Request →
Pictures excluded, return the lines below from the first through the line holding "(\x1,\y2) -- (\x1-20pt,\y2+17pt)".

Provided data →
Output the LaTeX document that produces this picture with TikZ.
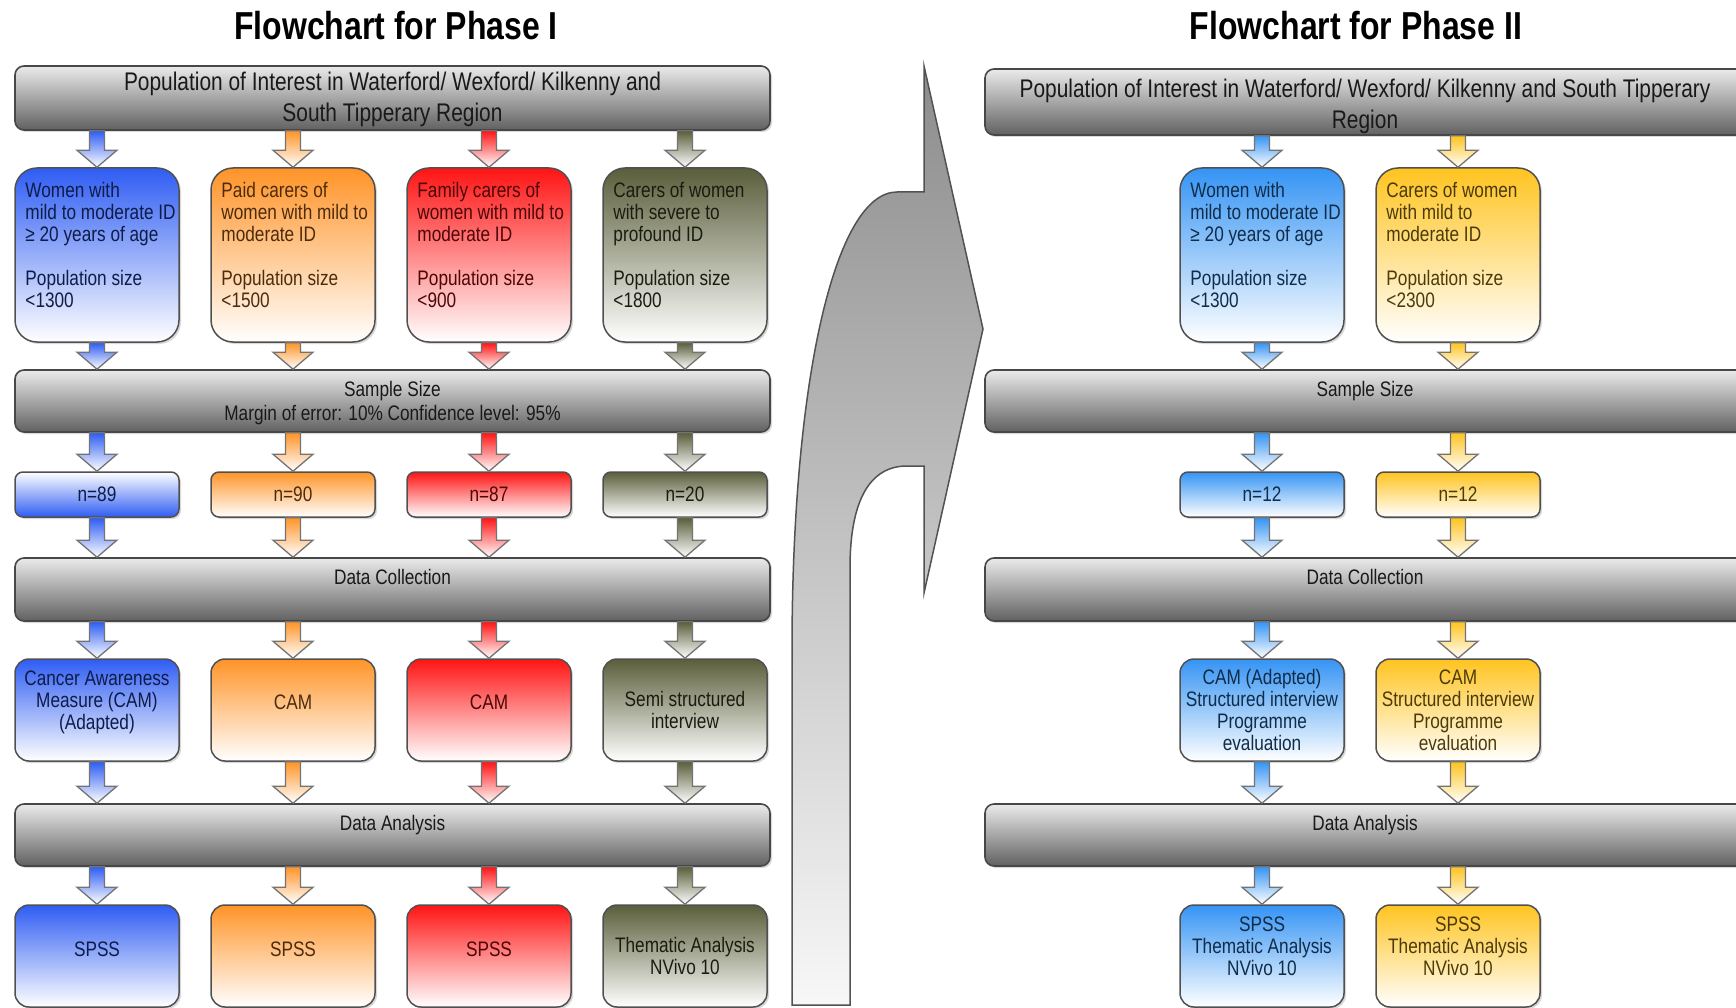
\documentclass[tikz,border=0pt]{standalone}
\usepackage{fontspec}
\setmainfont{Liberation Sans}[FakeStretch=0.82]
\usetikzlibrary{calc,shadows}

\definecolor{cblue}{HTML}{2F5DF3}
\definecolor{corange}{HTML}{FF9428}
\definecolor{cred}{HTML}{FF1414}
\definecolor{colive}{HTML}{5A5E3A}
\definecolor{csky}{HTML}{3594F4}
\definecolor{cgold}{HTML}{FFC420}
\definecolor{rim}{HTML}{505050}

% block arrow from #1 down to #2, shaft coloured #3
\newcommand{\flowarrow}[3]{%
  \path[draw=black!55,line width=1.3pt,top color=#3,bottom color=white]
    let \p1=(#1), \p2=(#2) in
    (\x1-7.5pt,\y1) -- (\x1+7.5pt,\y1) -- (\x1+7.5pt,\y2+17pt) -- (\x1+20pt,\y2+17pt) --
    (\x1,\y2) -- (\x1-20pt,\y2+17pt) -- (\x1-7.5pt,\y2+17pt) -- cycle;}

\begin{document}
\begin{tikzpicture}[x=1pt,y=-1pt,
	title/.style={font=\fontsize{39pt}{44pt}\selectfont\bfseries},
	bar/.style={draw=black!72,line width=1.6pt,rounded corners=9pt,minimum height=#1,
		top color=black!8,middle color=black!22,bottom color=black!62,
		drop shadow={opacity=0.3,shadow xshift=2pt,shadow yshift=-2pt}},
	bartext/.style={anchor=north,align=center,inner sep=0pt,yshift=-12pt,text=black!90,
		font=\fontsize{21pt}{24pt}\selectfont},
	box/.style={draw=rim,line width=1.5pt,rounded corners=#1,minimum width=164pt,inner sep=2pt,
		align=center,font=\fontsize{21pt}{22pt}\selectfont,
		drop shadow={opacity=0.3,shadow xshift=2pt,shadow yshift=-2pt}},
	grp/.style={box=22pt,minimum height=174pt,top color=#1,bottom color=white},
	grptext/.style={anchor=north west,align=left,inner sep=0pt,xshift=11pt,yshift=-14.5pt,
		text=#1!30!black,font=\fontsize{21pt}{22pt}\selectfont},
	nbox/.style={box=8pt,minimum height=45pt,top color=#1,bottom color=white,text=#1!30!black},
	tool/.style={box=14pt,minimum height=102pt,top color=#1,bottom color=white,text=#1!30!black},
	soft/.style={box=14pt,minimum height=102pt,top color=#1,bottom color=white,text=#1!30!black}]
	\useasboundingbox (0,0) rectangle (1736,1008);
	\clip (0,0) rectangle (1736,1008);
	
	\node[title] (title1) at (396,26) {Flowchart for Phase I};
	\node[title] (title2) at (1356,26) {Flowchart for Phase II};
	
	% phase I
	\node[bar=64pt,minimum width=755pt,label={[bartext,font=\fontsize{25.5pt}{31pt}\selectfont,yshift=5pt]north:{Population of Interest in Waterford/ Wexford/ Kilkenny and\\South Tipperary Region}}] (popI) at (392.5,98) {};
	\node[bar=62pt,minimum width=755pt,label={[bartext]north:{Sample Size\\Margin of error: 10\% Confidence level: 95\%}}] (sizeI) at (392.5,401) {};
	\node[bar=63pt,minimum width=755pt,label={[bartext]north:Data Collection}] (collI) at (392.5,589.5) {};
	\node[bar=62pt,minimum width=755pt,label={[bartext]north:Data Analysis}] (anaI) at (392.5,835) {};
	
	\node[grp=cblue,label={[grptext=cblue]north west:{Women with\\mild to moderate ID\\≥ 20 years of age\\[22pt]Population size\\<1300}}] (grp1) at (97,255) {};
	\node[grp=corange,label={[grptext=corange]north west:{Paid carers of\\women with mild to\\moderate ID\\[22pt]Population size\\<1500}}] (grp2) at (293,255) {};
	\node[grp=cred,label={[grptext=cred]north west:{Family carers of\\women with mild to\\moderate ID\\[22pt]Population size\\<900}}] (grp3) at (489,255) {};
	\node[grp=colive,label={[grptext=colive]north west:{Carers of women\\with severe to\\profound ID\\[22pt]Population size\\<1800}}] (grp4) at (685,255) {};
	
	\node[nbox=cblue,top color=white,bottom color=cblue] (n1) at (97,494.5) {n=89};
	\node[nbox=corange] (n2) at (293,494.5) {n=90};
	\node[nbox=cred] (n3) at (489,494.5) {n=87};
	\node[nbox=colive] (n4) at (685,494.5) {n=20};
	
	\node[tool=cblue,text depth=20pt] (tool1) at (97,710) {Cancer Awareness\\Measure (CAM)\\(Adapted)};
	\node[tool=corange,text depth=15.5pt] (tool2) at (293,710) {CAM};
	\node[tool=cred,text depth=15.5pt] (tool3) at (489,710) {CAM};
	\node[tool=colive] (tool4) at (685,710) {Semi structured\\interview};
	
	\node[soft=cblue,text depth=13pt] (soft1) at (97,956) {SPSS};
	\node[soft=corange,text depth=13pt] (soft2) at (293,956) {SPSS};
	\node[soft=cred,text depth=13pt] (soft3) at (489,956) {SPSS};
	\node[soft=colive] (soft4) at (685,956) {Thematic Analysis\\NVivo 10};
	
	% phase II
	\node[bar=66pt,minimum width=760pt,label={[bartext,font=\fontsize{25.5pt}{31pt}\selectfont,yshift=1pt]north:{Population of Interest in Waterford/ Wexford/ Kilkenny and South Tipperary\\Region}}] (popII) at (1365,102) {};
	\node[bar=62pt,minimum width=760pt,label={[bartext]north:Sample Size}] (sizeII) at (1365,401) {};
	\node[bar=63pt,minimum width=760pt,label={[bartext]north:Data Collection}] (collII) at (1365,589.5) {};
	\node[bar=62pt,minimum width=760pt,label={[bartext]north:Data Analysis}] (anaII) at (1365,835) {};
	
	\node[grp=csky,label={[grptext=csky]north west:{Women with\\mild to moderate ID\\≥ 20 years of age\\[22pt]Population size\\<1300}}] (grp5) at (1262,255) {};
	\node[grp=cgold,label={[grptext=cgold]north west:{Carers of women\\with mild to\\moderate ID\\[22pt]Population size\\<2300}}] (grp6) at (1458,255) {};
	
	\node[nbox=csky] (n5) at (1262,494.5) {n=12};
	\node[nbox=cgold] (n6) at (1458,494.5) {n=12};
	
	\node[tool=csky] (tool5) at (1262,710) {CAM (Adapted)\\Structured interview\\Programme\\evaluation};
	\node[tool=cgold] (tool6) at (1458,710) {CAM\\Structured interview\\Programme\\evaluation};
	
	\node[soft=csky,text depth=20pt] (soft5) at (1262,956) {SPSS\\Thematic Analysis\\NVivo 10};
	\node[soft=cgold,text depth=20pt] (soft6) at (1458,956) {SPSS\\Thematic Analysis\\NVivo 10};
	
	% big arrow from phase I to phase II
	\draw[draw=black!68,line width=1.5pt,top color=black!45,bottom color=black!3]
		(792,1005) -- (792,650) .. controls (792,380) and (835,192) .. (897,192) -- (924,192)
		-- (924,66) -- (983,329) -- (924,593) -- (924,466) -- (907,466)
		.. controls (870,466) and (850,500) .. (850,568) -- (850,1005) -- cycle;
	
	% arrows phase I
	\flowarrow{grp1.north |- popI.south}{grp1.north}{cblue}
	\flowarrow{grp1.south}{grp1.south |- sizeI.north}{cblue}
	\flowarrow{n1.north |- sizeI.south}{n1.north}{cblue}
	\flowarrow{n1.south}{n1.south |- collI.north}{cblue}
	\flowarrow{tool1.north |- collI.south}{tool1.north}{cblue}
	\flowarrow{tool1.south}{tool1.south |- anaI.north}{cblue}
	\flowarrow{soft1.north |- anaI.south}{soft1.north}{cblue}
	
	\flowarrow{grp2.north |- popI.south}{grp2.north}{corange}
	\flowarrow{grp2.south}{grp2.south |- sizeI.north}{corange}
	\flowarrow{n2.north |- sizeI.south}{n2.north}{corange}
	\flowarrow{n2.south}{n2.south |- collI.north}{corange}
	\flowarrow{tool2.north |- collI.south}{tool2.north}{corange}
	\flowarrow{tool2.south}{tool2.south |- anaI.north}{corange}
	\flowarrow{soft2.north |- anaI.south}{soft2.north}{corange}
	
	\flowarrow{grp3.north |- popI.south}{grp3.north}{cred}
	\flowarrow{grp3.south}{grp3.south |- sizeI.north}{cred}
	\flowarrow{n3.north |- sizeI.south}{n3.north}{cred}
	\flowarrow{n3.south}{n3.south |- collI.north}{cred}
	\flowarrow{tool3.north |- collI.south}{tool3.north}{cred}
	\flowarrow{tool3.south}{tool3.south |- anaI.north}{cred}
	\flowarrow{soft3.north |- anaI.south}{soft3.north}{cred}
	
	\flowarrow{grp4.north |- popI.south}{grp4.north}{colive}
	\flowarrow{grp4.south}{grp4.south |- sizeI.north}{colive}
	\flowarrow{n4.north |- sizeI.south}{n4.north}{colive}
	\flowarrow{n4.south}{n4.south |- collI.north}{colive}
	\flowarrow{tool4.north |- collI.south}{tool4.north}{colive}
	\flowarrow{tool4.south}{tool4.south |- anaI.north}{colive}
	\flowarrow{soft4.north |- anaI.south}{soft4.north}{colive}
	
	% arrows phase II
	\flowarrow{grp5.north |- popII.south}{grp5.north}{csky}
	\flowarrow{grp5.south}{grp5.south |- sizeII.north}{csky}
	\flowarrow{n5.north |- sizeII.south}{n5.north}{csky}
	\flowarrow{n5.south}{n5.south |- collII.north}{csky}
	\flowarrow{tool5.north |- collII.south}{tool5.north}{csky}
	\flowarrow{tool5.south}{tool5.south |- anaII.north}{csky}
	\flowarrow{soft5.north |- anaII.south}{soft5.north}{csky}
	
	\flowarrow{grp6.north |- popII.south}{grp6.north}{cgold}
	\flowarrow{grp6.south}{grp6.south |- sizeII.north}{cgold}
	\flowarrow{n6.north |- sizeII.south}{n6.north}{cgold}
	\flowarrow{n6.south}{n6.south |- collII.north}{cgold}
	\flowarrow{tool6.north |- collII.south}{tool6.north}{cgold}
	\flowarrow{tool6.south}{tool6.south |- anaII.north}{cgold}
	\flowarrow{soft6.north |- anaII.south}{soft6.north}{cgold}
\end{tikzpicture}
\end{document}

Right answer →
Output the LaTeX document that produces this picture with TikZ.
\documentclass[tikz,border=0pt]{standalone}
\usepackage{fontspec}
\setmainfont{Liberation Sans}[FakeStretch=0.82]
\usetikzlibrary{calc,shadows}

\definecolor{cblue}{HTML}{2F5DF3}
\definecolor{corange}{HTML}{FF9428}
\definecolor{cred}{HTML}{FF1414}
\definecolor{colive}{HTML}{5A5E3A}
\definecolor{csky}{HTML}{3594F4}
\definecolor{cgold}{HTML}{FFC420}
\definecolor{rim}{HTML}{505050}

% block arrow from #1 down to #2, shaft coloured #3
\newcommand{\flowarrow}[3]{%
  \path[draw=black!55,line width=1.3pt,top color=#3,bottom color=white]
    let \p1=(#1), \p2=(#2) in
    (\x1-7.5pt,\y1) -- (\x1+7.5pt,\y1) -- (\x1+7.5pt,\y2+17pt) -- (\x1+20pt,\y2+17pt) --
    (\x1,\y2) -- (\x1-20pt,\y2+17pt) -- (\x1-7.5pt,\y2+17pt) -- cycle;}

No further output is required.